XIVe s. L'une [une humeur] occupe tout le cuir, H. de Mondeville, f° 98. S'il estoit homme ou [au] monde, en tiere ne en mer, Qui de ceste besongne me vosist ocuper, Hugues Capet, V. 3323. Labeurs en quelx de ma jeunesse je me suy occupé pour plaire à Dieu et proufiter au monde, Bercheure, f° 1. À toy apartient, dit elle, o tu Servius, occuper le royaume, non pas à ceuls qui par autrui mains ont perpetré cestui cruel outrage, Bercheure, f° 20, verso. Leurs pensées terriennes occupent les lumieres espirituelles, Modus, f° LXIV, verso.

XVe s. Si le deffendant a un bras affolé, on doit occuper un bras à l'appellant, tellement qu'il ne s'en puisse aider, De la Marche, Gage de bat. f° 26, dans LACURNE. Tantost que ses parens sceurent qu'elle avoit gecté Lancelot hors de prison, ils l'occuperent [accusèrent] de la mort de Meleagant, et fut dit que s'elle ne trouvoit qui l'en deffendist, que l'en feroit d'elle telle justice que l'en devoit faire de femme qui son frere avoit occis, Lancelot du lac, t. II, f° 32, dans LACURNE.

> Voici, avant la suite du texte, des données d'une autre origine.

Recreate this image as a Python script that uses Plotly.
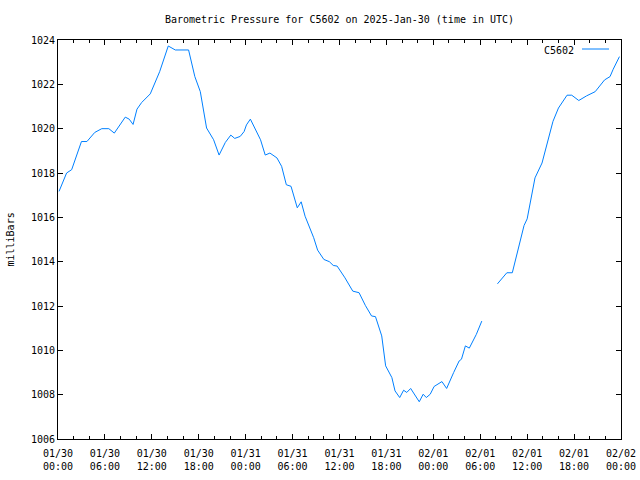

XVIe s. Le logyz des dames comprenoyt depuys… les hommes occupoyent le reste, Rabelais, Garg. I, 55. Pour luy faire ung paeslon à cuyre sa bouillye, feurent occupez tous les pesliers de Villedieu, Rabelais, Pant. II, 4. Ilz avoyent tué son filz premier, par avarice de occuper le total heritaige, Rabelais, ib. III, 44. Ils sont occupez d'une telle outrecuidance ou stupidité, qu'ils ne font nul scrupule de requerir à Dieu qu'il complaise à leurs cupiditez, Calvin, Instit. 675. Il dechassa ceulx qui muroient les passages pour le garder de passer en la Syrie, et les occupa luy mesme, Amyot, Démétr. 69.

ÉTYMOLOGIE

Provenç. occupar ; espagn. ocupar ; ital. occupare ; du lat. occupare, de ob, et capere, prendre.

SUPPLÉMENT AU DICTIONNAIRE

OCCUPER. - HIST. Ajoutez : XIIe s. Occupeiz à faire les cures [soins, affaires] de la conteit [du comté], [il] faisoit les terrienes choses et temporeiles, li Dialoge Gregoire lo pape, 1876, p. 230.